Items from a data source
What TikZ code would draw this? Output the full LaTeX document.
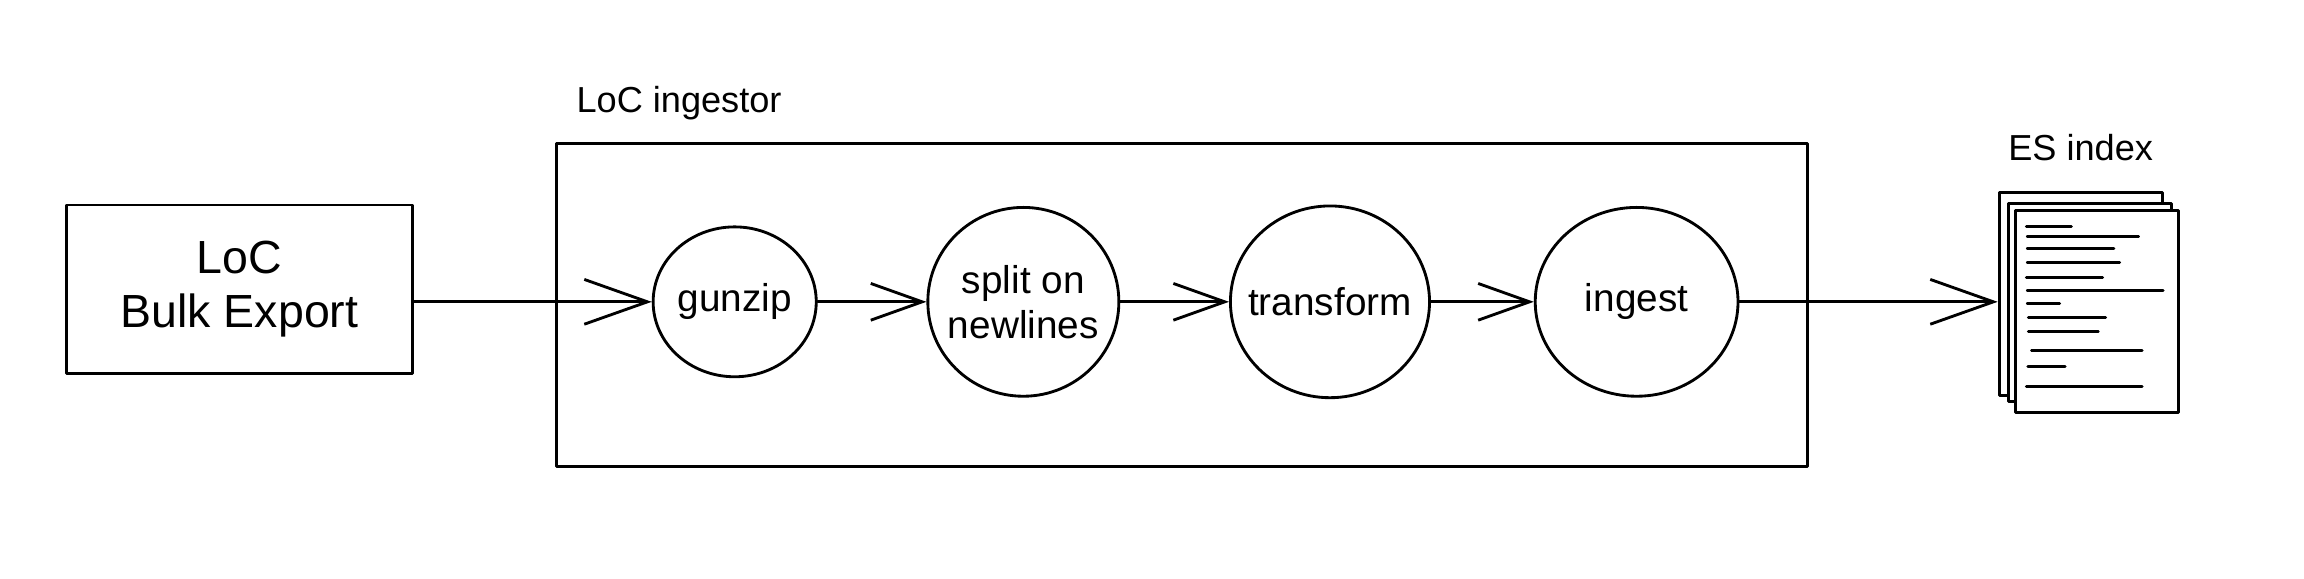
\documentclass[tikz,border=0pt]{standalone}
\usepackage{fontspec}
\setmainfont{Liberation Sans}
\usetikzlibrary{shapes.geometric,positioning,arrows.meta}

\tikzset{
  box/.style={rectangle, draw, line width=1.1pt, inner sep=0pt},
  stage/.style={ellipse, draw, line width=1.1pt, inner xsep=-2mm, inner ysep=0pt, align=center, font=\fontsize{15pt}{17.5pt}\selectfont},
  sheet/.style={rectangle, draw, fill=white, line width=1.1pt, minimum width=22.2mm, inner sep=0pt},
  flow/.style={line width=1.1pt, -{Straight Barb[length=7mm,width=5mm]}},
  longflow/.style={line width=1.1pt, -{Straight Barb[length=8.6mm,width=6.1mm]}},
  caption/.style={font=\fontsize{14pt}{16pt}\selectfont, inner sep=0pt},
}

\begin{document}
\begin{tikzpicture}[x=0.2mm, y=-0.2mm, line cap=round, line join=round, node distance=14.8mm]
    \useasboundingbox (0,0) rectangle (1568,393.4);
    % source and the ingestor frame
    \node (bulk) [box, minimum width=47.2mm, minimum height=22.9mm, align=center, font=\fontsize{18pt}{21pt}\selectfont] at (163,196.8) {LoC\\Bulk Export};
    \node (ingestor) [box, minimum width=170.2mm, minimum height=44mm] at (804.5,207.7) {};
    \node (ingestorlabel) [caption, above right=4.1mm and 2.8mm of ingestor.north west, anchor=base west] {LoC ingestor};

    % pipeline stages
    \node (gunzip) [stage, minimum width=22.2mm, minimum height=20.4mm] at (500,205.4) {gunzip};
    \node (split) [stage, minimum width=26mm, minimum height=25.7mm, right=of gunzip] {split on\\newlines};
    \node (transform) [stage, minimum width=27.1mm, minimum height=26.1mm, right=of split] {transform};
    \node (ingest) [stage, minimum width=27.6mm, minimum height=25.7mm, right=14mm of transform] {ingest};

    % index as a stack of sheets
    \node (esback) [sheet, minimum height=27.6mm] at (1416,200) {};
    \node (esmid) [sheet, minimum height=27mm] at (1422.3,206) {};
    \node (esfront) [sheet, minimum height=27.5mm] at (1427.3,211.8) {};
    \node (eslabel) [caption, above=4.2mm of esback.north, anchor=base] {ES index};
    \foreach \xa/\xb/\y in {1379/1409.7/154.3, 1379.6/1455.4/161.1, 1379.6/1438.6/169, 1379.6/1442.6/178.6,
                            1379/1431/189, 1379.6/1472.2/197.9, 1379.6/1401.7/206.5, 1380.4/1433/216,
                            1380.4/1428/225.8, 1382.5/1457.8/238.3, 1380/1405.4/249.6, 1379/1457.8/263.2}
        \draw[line width=1.1pt] (\xa,\y) -- (\xb,\y);

    % connectors
    \draw[longflow] (bulk.east |- gunzip) -- (gunzip);
    \draw[flow] (gunzip) -- (split);
    \draw[flow] (split) -- (transform);
    \draw[flow] (transform) -- (ingest);
    \draw[longflow] (ingest) -- (ingest -| esback.west);
\end{tikzpicture}
\end{document}
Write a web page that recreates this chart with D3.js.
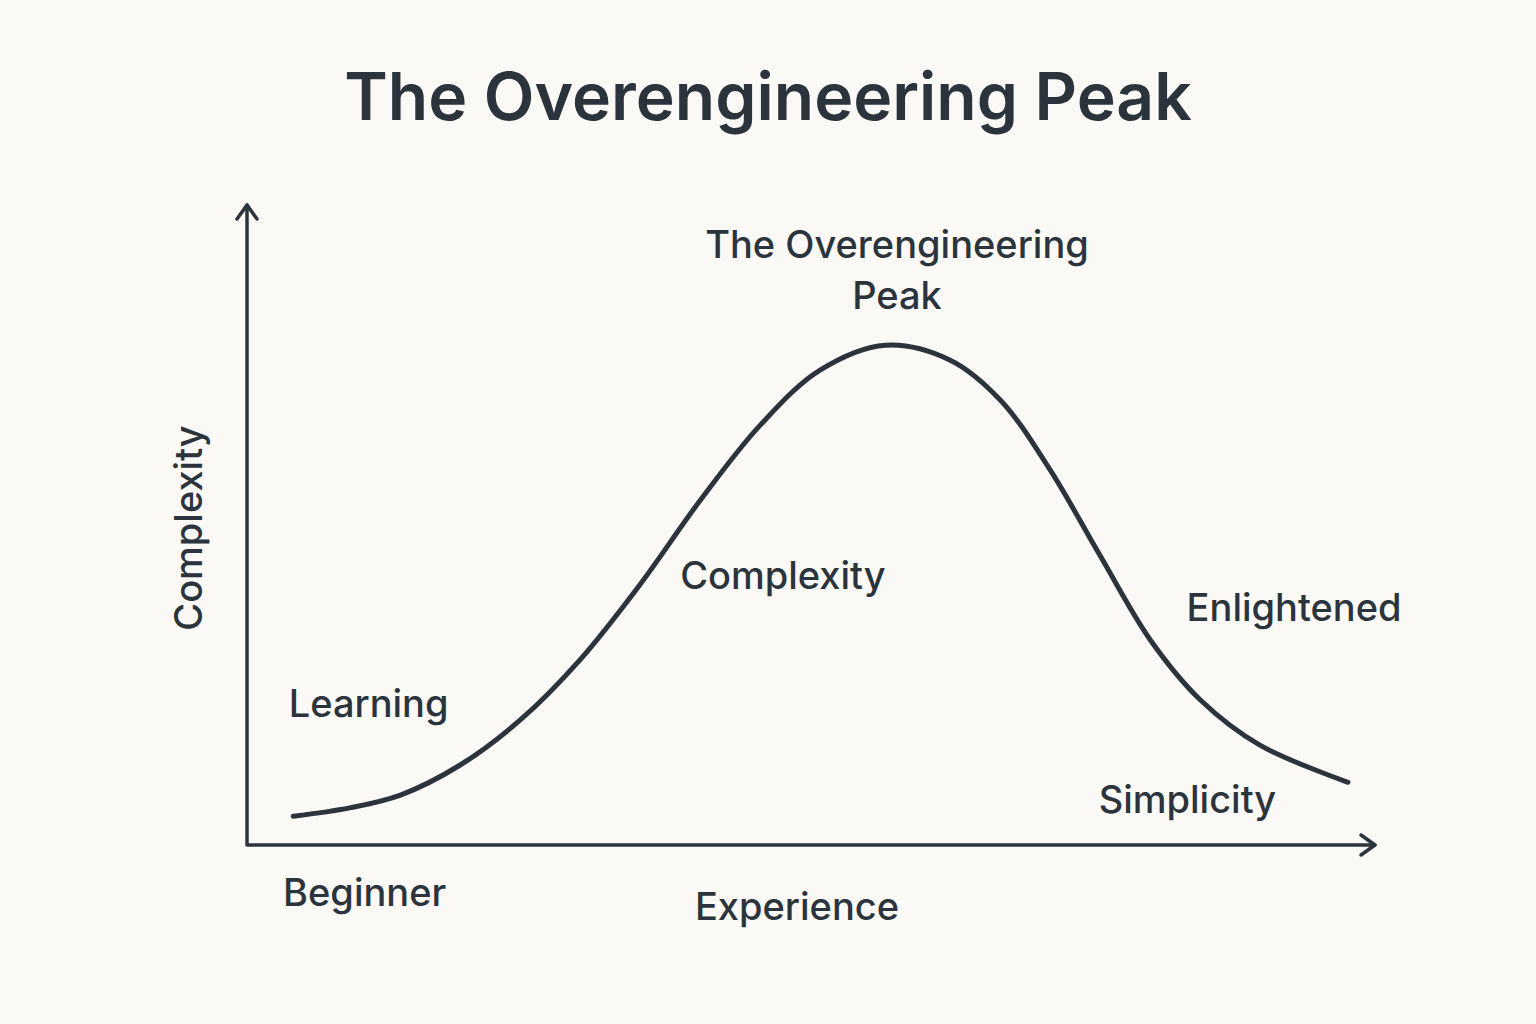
<!DOCTYPE html>
<html><head><meta charset="utf-8">
<script src="https://cdn.jsdelivr.net/npm/d3@7"></script>
<style>body{margin:0;background:#faf9f6;}svg{display:block;font-family:Inter,"Noto Sans",sans-serif;}</style>
</head><body><svg id="chart" width="1536" height="1024"></svg>
<script>
// curve (experience 0-100, complexity 0-100)
const curveX = [4.1, 9.1, 13.6, 18.9, 24.2, 29.5, 34.8, 40.2, 45.5, 50.8, 56.6, 62.3, 66.8, 71.2, 75.6, 80.1, 84.5, 89.8, 97.6];
const curveY = [4.5, 5.8, 7.8, 12.5, 19.5, 28.9, 40.6, 53.9, 65.6, 74.2, 78.1, 75.8, 69.5, 58.6, 45.3, 32.0, 22.7, 15.6, 9.8];
const labelText = ['Learning', 'Complexity', 'Enlightened', 'Simplicity', 'Beginner'];
const labelX = [3.7, 38.4, 83.3, 75.5, 3.2];
const labelY = [20, 40, 35, 5, -9.5];

const svg = d3.select('#chart');
const ink = '#2b343c';
const x = d3.scaleLinear().domain([0, 100]).range([247, 1375]);
const y = d3.scaleLinear().domain([0, 100]).range([845, 205]);

svg.append('text').attr('x', 768).attr('y', 120).attr('text-anchor', 'middle')
  .attr('font-size', 66).attr('font-weight', 600).attr('fill', ink).text('The Overengineering Peak');

// axes with arrowheads
const axes = svg.append('g').attr('stroke', ink).attr('stroke-width', 3.5).attr('fill', 'none')
  .attr('stroke-linecap', 'round').attr('stroke-linejoin', 'round');
axes.append('path').attr('d', `M${x(0)},${y(0)}H${x(100)}M${x(0)},${y(0)}V${y(100)}`);
axes.append('path').attr('d', `M${x(100) - 14},${y(0) - 10}L${x(100)},${y(0)}L${x(100) - 14},${y(0) + 10}`);
axes.append('path').attr('d', `M${x(0) - 10},${y(100) + 14}L${x(0)},${y(100)}L${x(0) + 10},${y(100) + 14}`);

const line = d3.line().x((d) => x(d[0])).y((d) => y(d[1])).curve(d3.curveCatmullRom.alpha(0.5));
svg.append('path').datum(d3.zip(curveX, curveY)).attr('d', line)
  .attr('fill', 'none').attr('stroke', ink).attr('stroke-width', 5).attr('stroke-linecap', 'round');

const lbl = svg.append('g').attr('font-size', 38).attr('font-weight', 500).attr('fill', ink);
labelText.forEach((t, i) => {
  lbl.append('text').attr('x', x(labelX[i])).attr('y', y(labelY[i])).text(t);
});
lbl.append('text').attr('x', 897).attr('y', 258).attr('text-anchor', 'middle')
  .selectAll('tspan').data(['The Overengineering', 'Peak']).join('tspan')
  .attr('x', 897).attr('dy', (d, i) => (i ? 51 : 0)).text((d) => d);
lbl.append('text').attr('x', 797).attr('y', 920).attr('text-anchor', 'middle').text('Experience');
lbl.append('text').attr('transform', `translate(202,528) rotate(-90)`).attr('text-anchor', 'middle').text('Complexity');
</script></body></html>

= INSTRUCTIONS FOR THE TASK =
Which lines contain the word "draw"? Return each of them.

= CORRECT RESULT =
What TikZ code would draw this? Output the full LaTeX document.
  box/.style={rectangle, draw, line width=1.1pt, inner sep=0pt},
  stage/.style={ellipse, draw, line width=1.1pt, inner xsep=-2mm, inner ysep=0pt, align=center, font=\fontsize{15pt}{17.5pt}\selectfont},
  sheet/.style={rectangle, draw, fill=white, line width=1.1pt, minimum width=22.2mm, inner sep=0pt},
        \draw[line width=1.1pt] (\xa,\y) -- (\xb,\y);
    \draw[longflow] (bulk.east |- gunzip) -- (gunzip);
    \draw[flow] (gunzip) -- (split);
    \draw[flow] (split) -- (transform);
    \draw[flow] (transform) -- (ingest);
    \draw[longflow] (ingest) -- (ingest -| esback.west);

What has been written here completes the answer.